I’m only a year and a half into parenthood, but I can already tell you it’s one of the most challenging roles I have ever assumed. I’m learning how to bring order to chaos every single day, multitask like never before, answer tough questions, and feel comfortable saying ‘no’ – even if it will be met with pouted lips, disappointment or a completely irrational meltdown.
Having served as a product manager for much of my career, I’ve come to realise there’s a lot of overlap between these two roles. Both parents and product managers must approach their jobs proactively and strategically, and they share the ultimate goal of sending their bundles of joy down the best possible path to success.
Everyone has an opinion
In the nine months leading up to the birth of a child, it’s inevitable that family members, friends and even complete strangers will bombard the soon-to-be parents with advice.
Aunt Sue will insist that the baby only drink organic formula, your eco-conscious best friend will guilt trip you into buying cloth diapers, and the random lady in the mall parking lot will rave about the benefits of playing classical music in the nursery.
Ultimately, it’s up to the mother and father to assess their external influences and make informed decisions that start their child’s life off on the right foot.
Product managers face a similar juggling act. Business, design and technology teams all have a stake in the product’s success, and each of these functions may have conflicting agendas and objectives.
It’s the product manager’s job to account for each department’s wants and needs while fiercely protecting the product’s focus. He or she needs to simultaneously gather these groups around a single vision and development road map.
Through the lens of parenthood
After launch day, product management is all about learning and adapting as the product grows and matures. It’s not about having all the answers; it’s about solving problems the best way possible using the resources and information available to you.
Here are three tips to help product managers create better outcomes.
1. Solve the problems you have today
As a 37signals (now Basecamp) essay stated, “People often spend too much time up front trying to solve problems they don’t even have yet.” When resources are thin and speed is everything, you simply cannot afford to work on things that may never be needed.
Good product management relies on careful iteration, so it’s important to shift into the mindset of focusing on today’s known problems and prioritising the rest accordingly.
As a parent, I find myself in similar situations all the time. For example, should I wash sippy cups, do the laundry, or work on finishing the upstairs playroom when I get home from work? Once I realise that nobody’s out of underwear and my 18-month-old daughter is just as happy drawing on the walls downstairs, this decision becomes an easy one to make.
When it comes to product management, there’s no reason to devote valuable time and energy to something you don’t need yet.
2. Just say ‘no’
My daughter is at the age when she wants to get into everything: the spice drawer, the dog food, the fireplace – you name it. It’s my responsibility to set boundaries, tell her ‘no’, and ensure the right structure is in place.
Product management is no different. You create, nurture and support a product throughout its life cycle, and the path is riddled with unforeseen scenarios and bizarre edge cases.

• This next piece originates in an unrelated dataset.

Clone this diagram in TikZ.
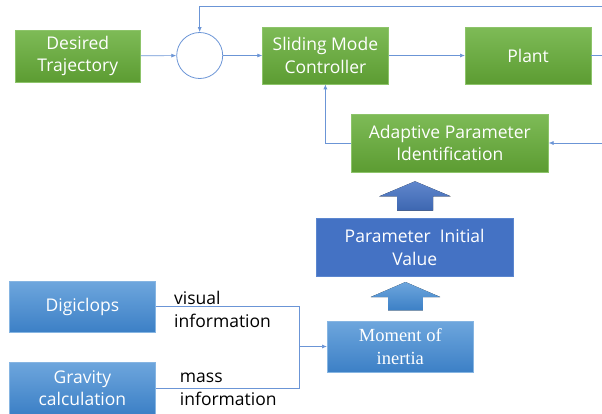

Everybody is going to have an opinion on what you should do, but at the end of the day it’s actually what you choose not to do that might be more pivotal. By learning how to say ‘no’, you will avoid the things that could hamper your product’s chance at success.
3. Know your ‘why’
We aren’t quite there yet, but I know the ‘Why, Mummy?’ phase is just around the corner.

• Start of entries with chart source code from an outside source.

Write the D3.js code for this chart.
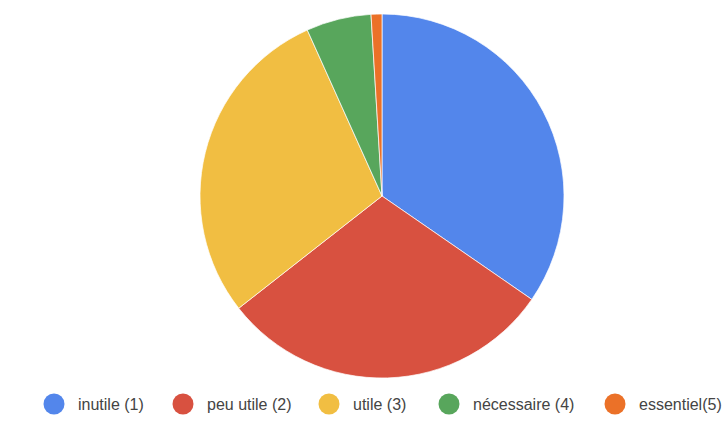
<!DOCTYPE html>
<html>
<head>
<meta charset="utf-8">
<script src="https://cdn.jsdelivr.net/npm/d3@7"></script>
<style>
  html, body { margin: 0; padding: 0; background: #fff; }
  svg { display: block; }
</style>
</head>
<body>
<svg id="chart" width="723" height="423"></svg>
<script>
// Survey answers: how useful respondents found it
const categories = ["inutile (1)", "peu utile (2)", "utile (3)", "nécessaire (4)", "essentiel(5)"];
const counts = [36, 31, 30, 6, 1];
const colors = ["#5386eb", "#d85140", "#f1be42", "#58a65c", "#eb7128"];

const width = 723, height = 423;
const cx = 382, cy = 196, radius = 182;

const svg = d3.select("#chart");

const data = categories.map((c, i) => ({ label: c, value: counts[i], color: colors[i] }));

const pie = d3.pie().value(d => d.value).sort(null);
const arc = d3.arc().innerRadius(0).outerRadius(radius);

svg.append("g")
  .attr("transform", `translate(${cx},${cy})`)
  .selectAll("path")
  .data(pie(data))
  .join("path")
  .attr("d", arc)
  .attr("fill", d => d.data.color)
  .attr("stroke", "#ffffff")
  .attr("stroke-width", 0.7);

// Legend row along the bottom
const legendX = [54, 183, 329, 449, 615];
const legend = svg.append("g").attr("class", "legend");
const items = legend.selectAll("g")
  .data(data)
  .join("g")
  .attr("transform", (d, i) => `translate(${legendX[i]},404)`);

items.append("circle")
  .attr("r", 10.5)
  .attr("fill", d => d.color);

items.append("text")
  .attr("x", 24)
  .attr("y", 6)
  .attr("font-family", "Arial, 'Liberation Sans', sans-serif")
  .attr("font-size", 16)
  .attr("fill", "#444")
  .text(d => d.label);
</script>
</body>
</html>
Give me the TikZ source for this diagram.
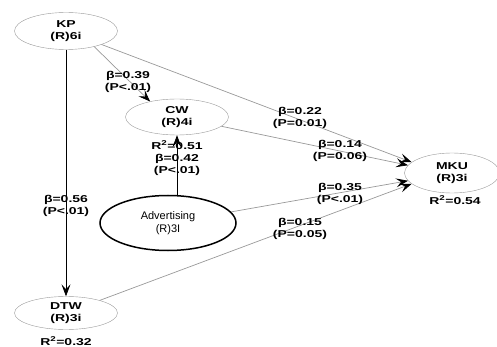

“We’re going to the grocery store.”
“To get food for the week.”
“So we don’t go hungry.”
Every single thing I do will be questioned by my daughter, and even though the answer will often seem obvious, it’s important that she understand the ‘why’ behind my actions and decisions.
As a product manager, you will be questioned thousands of times by people across varying departments. It’s crucial for you to be able to defend and clarify your decisions each and every time you are. When everyone is on the same page and working toward the same ‘why’, great products emerge.
Though I never find myself negotiating with co-workers to finish their lunch, I apply many lessons from parenthood to my professional life every single day. As you work to conquer product management, remember to keep your focus, adapt with changes, and always know your ‘why’. This is the best way to ensure your product is well positioned to develop and thrive.